Will you output all of the data below exactly, omitting the images?

<<<<

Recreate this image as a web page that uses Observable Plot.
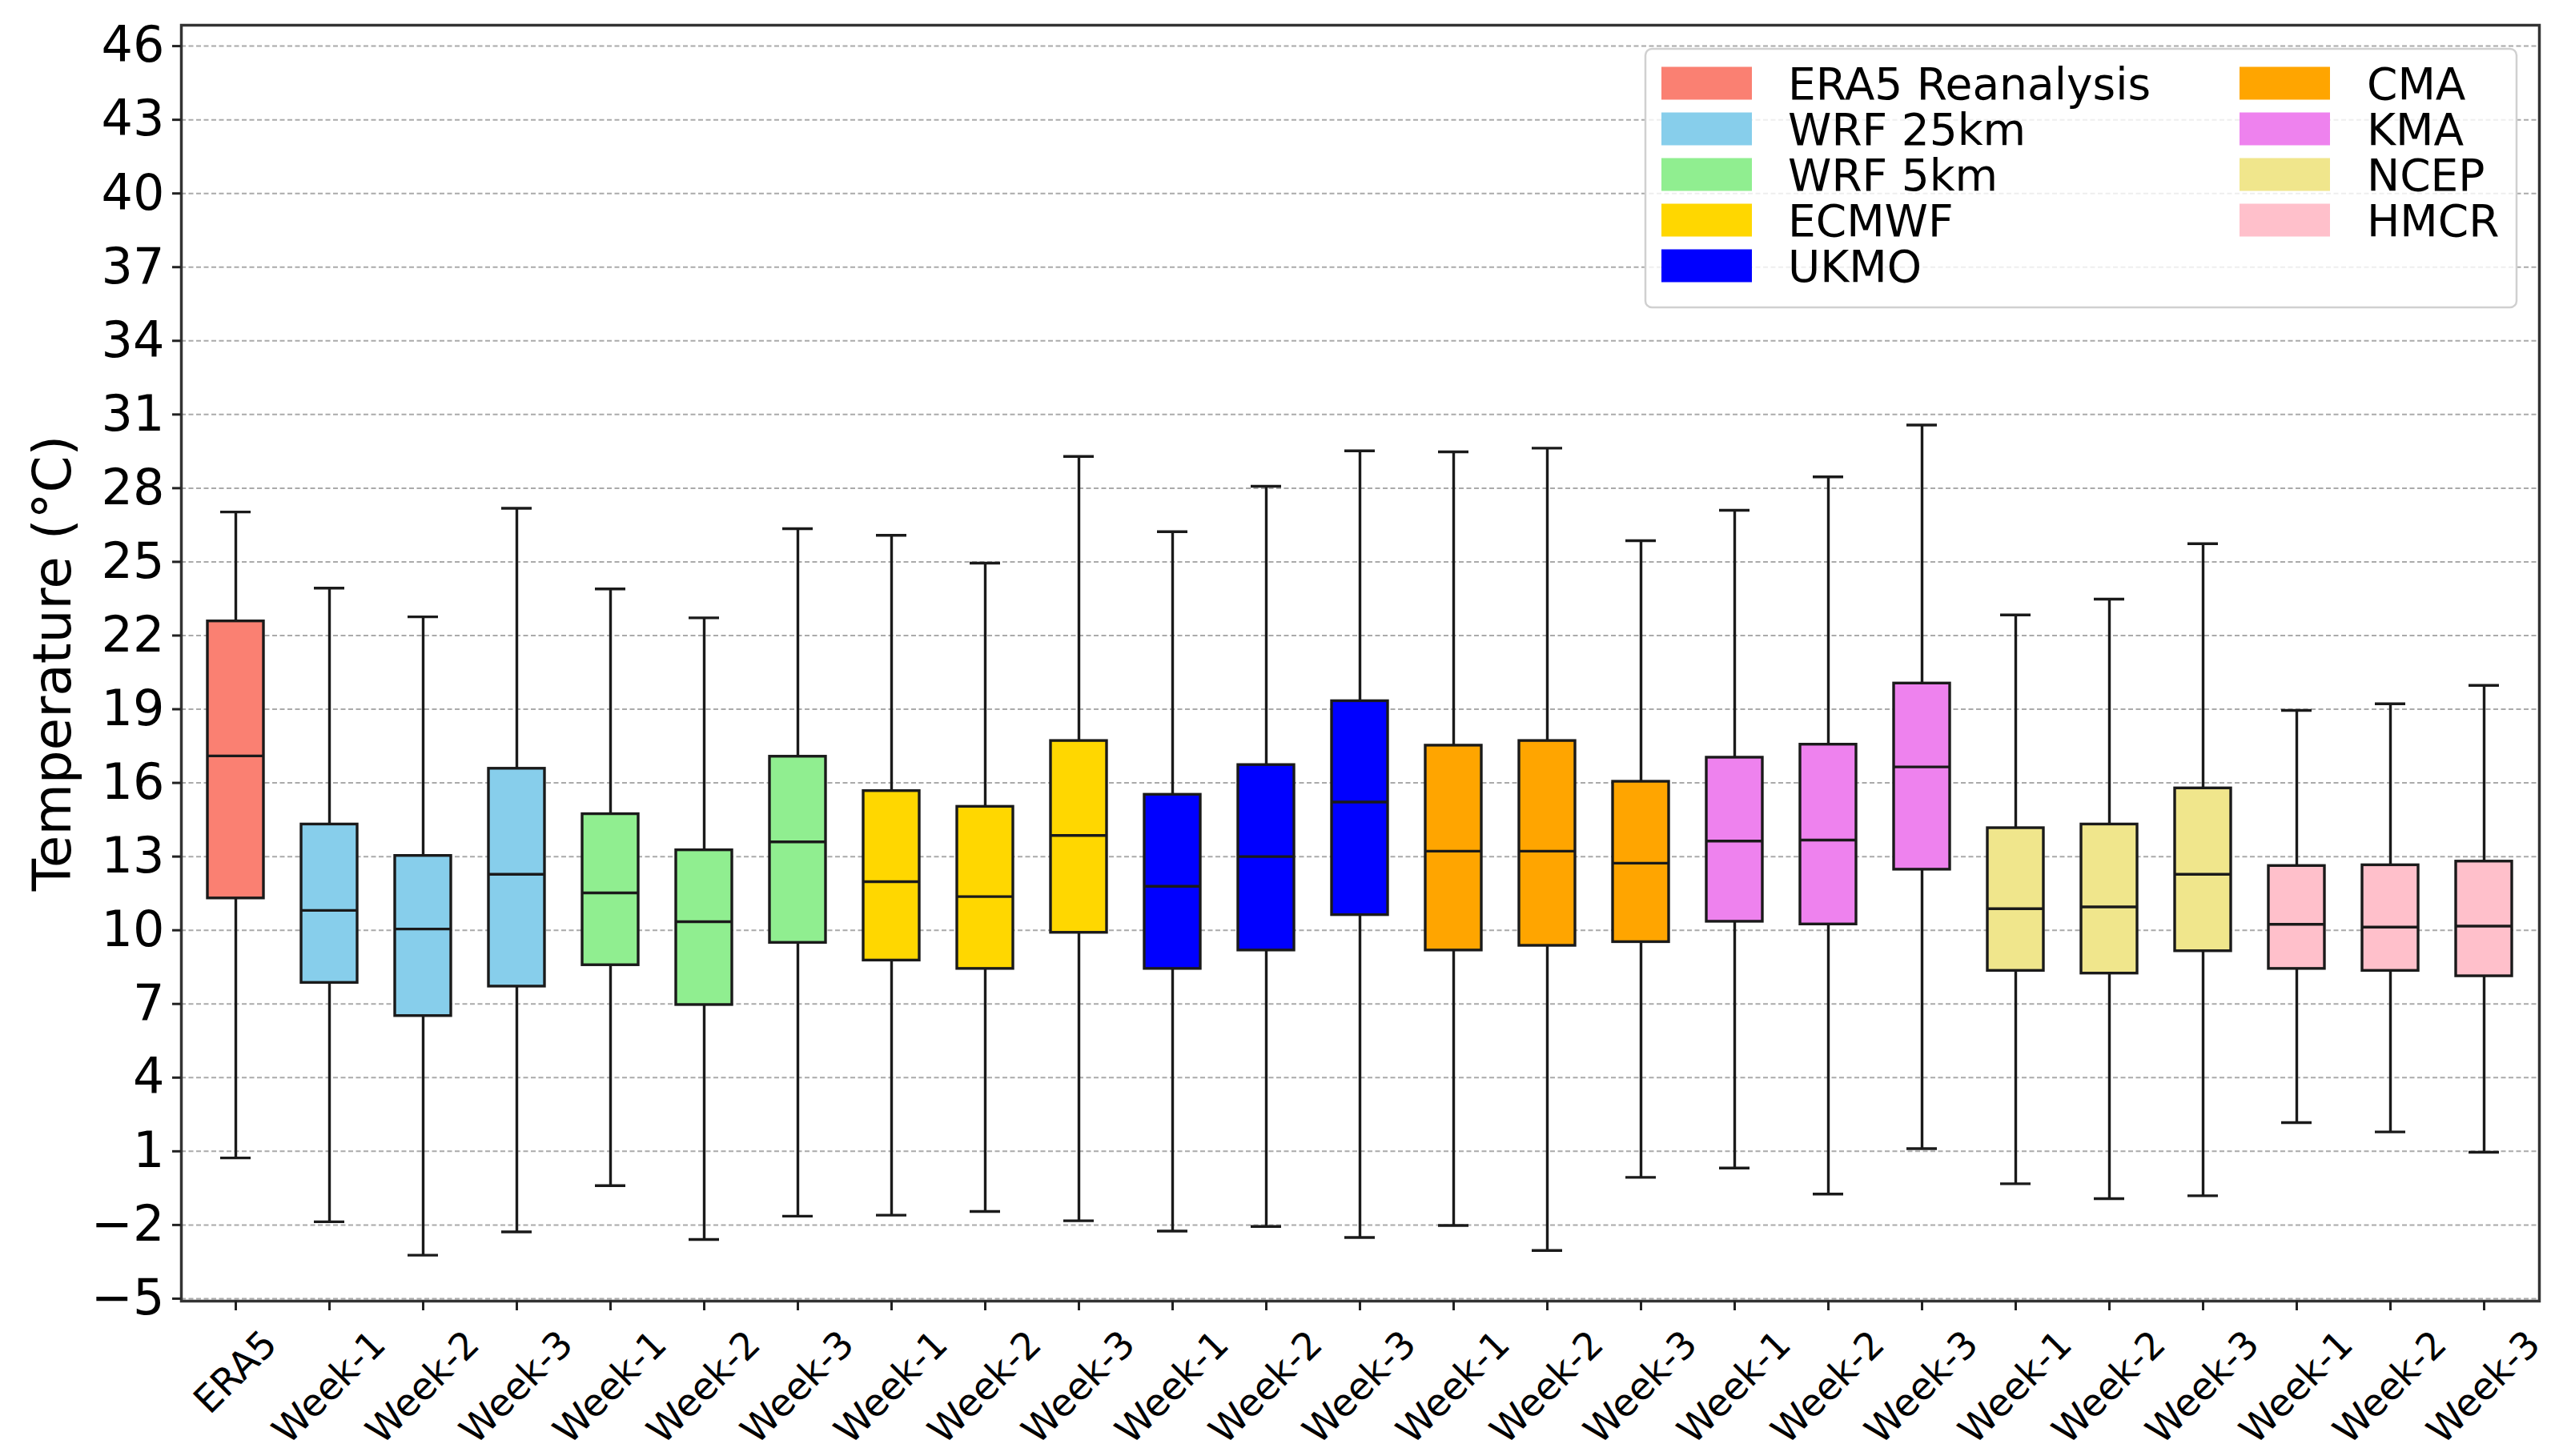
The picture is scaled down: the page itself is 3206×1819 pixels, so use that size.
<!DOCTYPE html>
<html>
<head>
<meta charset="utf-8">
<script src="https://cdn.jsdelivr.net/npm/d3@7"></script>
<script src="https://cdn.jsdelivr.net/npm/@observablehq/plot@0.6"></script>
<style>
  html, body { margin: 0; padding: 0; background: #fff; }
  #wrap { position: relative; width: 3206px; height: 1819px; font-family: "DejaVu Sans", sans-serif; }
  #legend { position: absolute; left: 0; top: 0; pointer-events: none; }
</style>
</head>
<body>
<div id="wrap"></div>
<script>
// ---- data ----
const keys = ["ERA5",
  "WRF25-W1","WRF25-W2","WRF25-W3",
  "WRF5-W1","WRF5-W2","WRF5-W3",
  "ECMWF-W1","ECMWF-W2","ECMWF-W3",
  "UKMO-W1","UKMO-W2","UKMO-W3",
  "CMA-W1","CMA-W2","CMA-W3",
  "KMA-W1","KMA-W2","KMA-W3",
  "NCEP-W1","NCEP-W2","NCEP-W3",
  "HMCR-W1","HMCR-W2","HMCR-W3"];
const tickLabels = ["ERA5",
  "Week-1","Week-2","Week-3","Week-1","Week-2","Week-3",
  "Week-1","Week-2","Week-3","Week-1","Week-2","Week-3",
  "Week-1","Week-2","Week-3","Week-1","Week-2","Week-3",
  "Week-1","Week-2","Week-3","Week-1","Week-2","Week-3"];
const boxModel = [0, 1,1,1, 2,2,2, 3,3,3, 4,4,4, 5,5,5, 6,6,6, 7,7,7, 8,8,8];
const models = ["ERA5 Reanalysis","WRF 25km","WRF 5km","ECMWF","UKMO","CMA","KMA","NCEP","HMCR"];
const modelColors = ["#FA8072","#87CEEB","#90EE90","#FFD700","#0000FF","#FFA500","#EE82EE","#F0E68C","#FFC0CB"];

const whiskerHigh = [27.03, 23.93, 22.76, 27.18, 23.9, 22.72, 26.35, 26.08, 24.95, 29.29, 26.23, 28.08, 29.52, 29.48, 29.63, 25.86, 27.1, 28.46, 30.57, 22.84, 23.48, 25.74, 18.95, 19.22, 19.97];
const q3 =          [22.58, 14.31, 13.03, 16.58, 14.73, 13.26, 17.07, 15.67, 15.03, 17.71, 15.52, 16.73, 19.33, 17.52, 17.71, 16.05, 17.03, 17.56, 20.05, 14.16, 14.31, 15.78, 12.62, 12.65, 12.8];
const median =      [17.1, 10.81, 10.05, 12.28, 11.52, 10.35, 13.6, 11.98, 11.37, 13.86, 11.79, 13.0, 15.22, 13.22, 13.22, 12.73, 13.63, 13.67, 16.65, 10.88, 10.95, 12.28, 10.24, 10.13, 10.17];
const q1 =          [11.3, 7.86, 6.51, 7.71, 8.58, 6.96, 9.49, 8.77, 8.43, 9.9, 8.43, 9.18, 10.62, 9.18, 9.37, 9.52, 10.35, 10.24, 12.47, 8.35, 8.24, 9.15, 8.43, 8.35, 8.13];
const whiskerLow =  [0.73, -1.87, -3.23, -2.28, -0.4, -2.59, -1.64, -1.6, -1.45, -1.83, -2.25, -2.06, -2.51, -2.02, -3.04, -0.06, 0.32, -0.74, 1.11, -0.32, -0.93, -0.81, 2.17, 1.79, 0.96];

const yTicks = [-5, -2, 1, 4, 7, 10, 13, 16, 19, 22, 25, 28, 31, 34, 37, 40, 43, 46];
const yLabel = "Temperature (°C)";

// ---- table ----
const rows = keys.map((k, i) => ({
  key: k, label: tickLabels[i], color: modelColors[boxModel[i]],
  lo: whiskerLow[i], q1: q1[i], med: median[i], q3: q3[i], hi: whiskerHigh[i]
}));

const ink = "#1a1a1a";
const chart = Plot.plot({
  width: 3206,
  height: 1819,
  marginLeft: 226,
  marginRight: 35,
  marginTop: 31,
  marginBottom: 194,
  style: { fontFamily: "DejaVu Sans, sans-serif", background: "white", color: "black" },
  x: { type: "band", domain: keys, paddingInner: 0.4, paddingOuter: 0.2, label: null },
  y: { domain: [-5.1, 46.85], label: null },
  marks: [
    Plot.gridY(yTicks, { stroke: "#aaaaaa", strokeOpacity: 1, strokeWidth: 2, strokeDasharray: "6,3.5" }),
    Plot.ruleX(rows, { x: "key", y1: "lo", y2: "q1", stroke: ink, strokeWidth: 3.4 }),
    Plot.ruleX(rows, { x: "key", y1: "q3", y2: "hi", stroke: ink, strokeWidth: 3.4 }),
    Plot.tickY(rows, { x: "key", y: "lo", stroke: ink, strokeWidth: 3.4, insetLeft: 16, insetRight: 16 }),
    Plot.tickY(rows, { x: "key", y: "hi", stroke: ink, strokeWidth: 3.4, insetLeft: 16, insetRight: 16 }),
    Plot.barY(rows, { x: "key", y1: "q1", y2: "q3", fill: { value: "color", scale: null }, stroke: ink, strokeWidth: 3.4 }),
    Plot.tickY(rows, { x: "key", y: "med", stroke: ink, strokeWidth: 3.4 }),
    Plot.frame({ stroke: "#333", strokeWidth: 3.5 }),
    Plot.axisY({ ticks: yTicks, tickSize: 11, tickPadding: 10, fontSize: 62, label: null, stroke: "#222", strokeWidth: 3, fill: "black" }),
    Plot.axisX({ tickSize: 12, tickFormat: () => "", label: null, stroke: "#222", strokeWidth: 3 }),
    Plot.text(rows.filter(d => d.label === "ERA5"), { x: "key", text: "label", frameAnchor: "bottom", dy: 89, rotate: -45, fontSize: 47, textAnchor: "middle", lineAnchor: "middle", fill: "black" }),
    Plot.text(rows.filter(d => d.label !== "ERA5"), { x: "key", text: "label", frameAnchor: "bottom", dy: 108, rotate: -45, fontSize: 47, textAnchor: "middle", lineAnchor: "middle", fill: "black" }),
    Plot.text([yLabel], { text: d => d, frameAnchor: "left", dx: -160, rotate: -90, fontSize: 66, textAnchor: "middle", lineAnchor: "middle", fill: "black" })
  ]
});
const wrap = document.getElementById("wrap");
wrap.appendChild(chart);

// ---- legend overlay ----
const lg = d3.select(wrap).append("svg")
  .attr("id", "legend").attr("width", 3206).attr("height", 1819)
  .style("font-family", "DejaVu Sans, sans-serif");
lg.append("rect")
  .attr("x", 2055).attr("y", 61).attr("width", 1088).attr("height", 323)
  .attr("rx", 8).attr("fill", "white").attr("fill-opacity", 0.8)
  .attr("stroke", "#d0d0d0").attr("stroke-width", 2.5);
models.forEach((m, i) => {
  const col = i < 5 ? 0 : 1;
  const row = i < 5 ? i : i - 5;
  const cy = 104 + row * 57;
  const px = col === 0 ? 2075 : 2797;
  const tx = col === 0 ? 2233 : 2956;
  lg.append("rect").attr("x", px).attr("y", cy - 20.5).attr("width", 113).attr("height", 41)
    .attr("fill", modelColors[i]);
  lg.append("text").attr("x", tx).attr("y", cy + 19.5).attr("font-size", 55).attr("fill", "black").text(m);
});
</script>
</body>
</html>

>>>>

_ANSWER IN FULL:_
Recreate this image as a web page that uses Observable Plot.
The picture is scaled down: the page itself is 3206×1819 pixels, so use that size.
<!DOCTYPE html>
<html>
<head>
<meta charset="utf-8">
<script src="https://cdn.jsdelivr.net/npm/d3@7"></script>
<script src="https://cdn.jsdelivr.net/npm/@observablehq/plot@0.6"></script>
<style>
  html, body { margin: 0; padding: 0; background: #fff; }
  #wrap { position: relative; width: 3206px; height: 1819px; font-family: "DejaVu Sans", sans-serif; }
  #legend { position: absolute; left: 0; top: 0; pointer-events: none; }
</style>
</head>
<body>
<div id="wrap"></div>
<script>
// ---- data ----
const keys = ["ERA5",
  "WRF25-W1","WRF25-W2","WRF25-W3",
  "WRF5-W1","WRF5-W2","WRF5-W3",
  "ECMWF-W1","ECMWF-W2","ECMWF-W3",
  "UKMO-W1","UKMO-W2","UKMO-W3",
  "CMA-W1","CMA-W2","CMA-W3",
  "KMA-W1","KMA-W2","KMA-W3",
  "NCEP-W1","NCEP-W2","NCEP-W3",
  "HMCR-W1","HMCR-W2","HMCR-W3"];
const tickLabels = ["ERA5",
  "Week-1","Week-2","Week-3","Week-1","Week-2","Week-3",
  "Week-1","Week-2","Week-3","Week-1","Week-2","Week-3",
  "Week-1","Week-2","Week-3","Week-1","Week-2","Week-3",
  "Week-1","Week-2","Week-3","Week-1","Week-2","Week-3"];
const boxModel = [0, 1,1,1, 2,2,2, 3,3,3, 4,4,4, 5,5,5, 6,6,6, 7,7,7, 8,8,8];
const models = ["ERA5 Reanalysis","WRF 25km","WRF 5km","ECMWF","UKMO","CMA","KMA","NCEP","HMCR"];
const modelColors = ["#FA8072","#87CEEB","#90EE90","#FFD700","#0000FF","#FFA500","#EE82EE","#F0E68C","#FFC0CB"];

const whiskerHigh = [27.03, 23.93, 22.76, 27.18, 23.9, 22.72, 26.35, 26.08, 24.95, 29.29, 26.23, 28.08, 29.52, 29.48, 29.63, 25.86, 27.1, 28.46, 30.57, 22.84, 23.48, 25.74, 18.95, 19.22, 19.97];
const q3 =          [22.58, 14.31, 13.03, 16.58, 14.73, 13.26, 17.07, 15.67, 15.03, 17.71, 15.52, 16.73, 19.33, 17.52, 17.71, 16.05, 17.03, 17.56, 20.05, 14.16, 14.31, 15.78, 12.62, 12.65, 12.8];
const median =      [17.1, 10.81, 10.05, 12.28, 11.52, 10.35, 13.6, 11.98, 11.37, 13.86, 11.79, 13.0, 15.22, 13.22, 13.22, 12.73, 13.63, 13.67, 16.65, 10.88, 10.95, 12.28, 10.24, 10.13, 10.17];
const q1 =          [11.3, 7.86, 6.51, 7.71, 8.58, 6.96, 9.49, 8.77, 8.43, 9.9, 8.43, 9.18, 10.62, 9.18, 9.37, 9.52, 10.35, 10.24, 12.47, 8.35, 8.24, 9.15, 8.43, 8.35, 8.13];
const whiskerLow =  [0.73, -1.87, -3.23, -2.28, -0.4, -2.59, -1.64, -1.6, -1.45, -1.83, -2.25, -2.06, -2.51, -2.02, -3.04, -0.06, 0.32, -0.74, 1.11, -0.32, -0.93, -0.81, 2.17, 1.79, 0.96];

const yTicks = [-5, -2, 1, 4, 7, 10, 13, 16, 19, 22, 25, 28, 31, 34, 37, 40, 43, 46];
const yLabel = "Temperature (°C)";

// ---- table ----
const rows = keys.map((k, i) => ({
  key: k, label: tickLabels[i], color: modelColors[boxModel[i]],
  lo: whiskerLow[i], q1: q1[i], med: median[i], q3: q3[i], hi: whiskerHigh[i]
}));

const ink = "#1a1a1a";
const chart = Plot.plot({
  width: 3206,
  height: 1819,
  marginLeft: 226,
  marginRight: 35,
  marginTop: 31,
  marginBottom: 194,
  style: { fontFamily: "DejaVu Sans, sans-serif", background: "white", color: "black" },
  x: { type: "band", domain: keys, paddingInner: 0.4, paddingOuter: 0.2, label: null },
  y: { domain: [-5.1, 46.85], label: null },
  marks: [
    Plot.gridY(yTicks, { stroke: "#aaaaaa", strokeOpacity: 1, strokeWidth: 2, strokeDasharray: "6,3.5" }),
    Plot.ruleX(rows, { x: "key", y1: "lo", y2: "q1", stroke: ink, strokeWidth: 3.4 }),
    Plot.ruleX(rows, { x: "key", y1: "q3", y2: "hi", stroke: ink, strokeWidth: 3.4 }),
    Plot.tickY(rows, { x: "key", y: "lo", stroke: ink, strokeWidth: 3.4, insetLeft: 16, insetRight: 16 }),
    Plot.tickY(rows, { x: "key", y: "hi", stroke: ink, strokeWidth: 3.4, insetLeft: 16, insetRight: 16 }),
    Plot.barY(rows, { x: "key", y1: "q1", y2: "q3", fill: { value: "color", scale: null }, stroke: ink, strokeWidth: 3.4 }),
    Plot.tickY(rows, { x: "key", y: "med", stroke: ink, strokeWidth: 3.4 }),
    Plot.frame({ stroke: "#333", strokeWidth: 3.5 }),
    Plot.axisY({ ticks: yTicks, tickSize: 11, tickPadding: 10, fontSize: 62, label: null, stroke: "#222", strokeWidth: 3, fill: "black" }),
    Plot.axisX({ tickSize: 12, tickFormat: () => "", label: null, stroke: "#222", strokeWidth: 3 }),
    Plot.text(rows.filter(d => d.label === "ERA5"), { x: "key", text: "label", frameAnchor: "bottom", dy: 89, rotate: -45, fontSize: 47, textAnchor: "middle", lineAnchor: "middle", fill: "black" }),
    Plot.text(rows.filter(d => d.label !== "ERA5"), { x: "key", text: "label", frameAnchor: "bottom", dy: 108, rotate: -45, fontSize: 47, textAnchor: "middle", lineAnchor: "middle", fill: "black" }),
    Plot.text([yLabel], { text: d => d, frameAnchor: "left", dx: -160, rotate: -90, fontSize: 66, textAnchor: "middle", lineAnchor: "middle", fill: "black" })
  ]
});
const wrap = document.getElementById("wrap");
wrap.appendChild(chart);

// ---- legend overlay ----
const lg = d3.select(wrap).append("svg")
  .attr("id", "legend").attr("width", 3206).attr("height", 1819)
  .style("font-family", "DejaVu Sans, sans-serif");
lg.append("rect")
  .attr("x", 2055).attr("y", 61).attr("width", 1088).attr("height", 323)
  .attr("rx", 8).attr("fill", "white").attr("fill-opacity", 0.8)
  .attr("stroke", "#d0d0d0").attr("stroke-width", 2.5);
models.forEach((m, i) => {
  const col = i < 5 ? 0 : 1;
  const row = i < 5 ? i : i - 5;
  const cy = 104 + row * 57;
  const px = col === 0 ? 2075 : 2797;
  const tx = col === 0 ? 2233 : 2956;
  lg.append("rect").attr("x", px).attr("y", cy - 20.5).attr("width", 113).attr("height", 41)
    .attr("fill", modelColors[i]);
  lg.append("text").attr("x", tx).attr("y", cy + 19.5).attr("font-size", 55).attr("fill", "black").text(m);
});
</script>
</body>
</html>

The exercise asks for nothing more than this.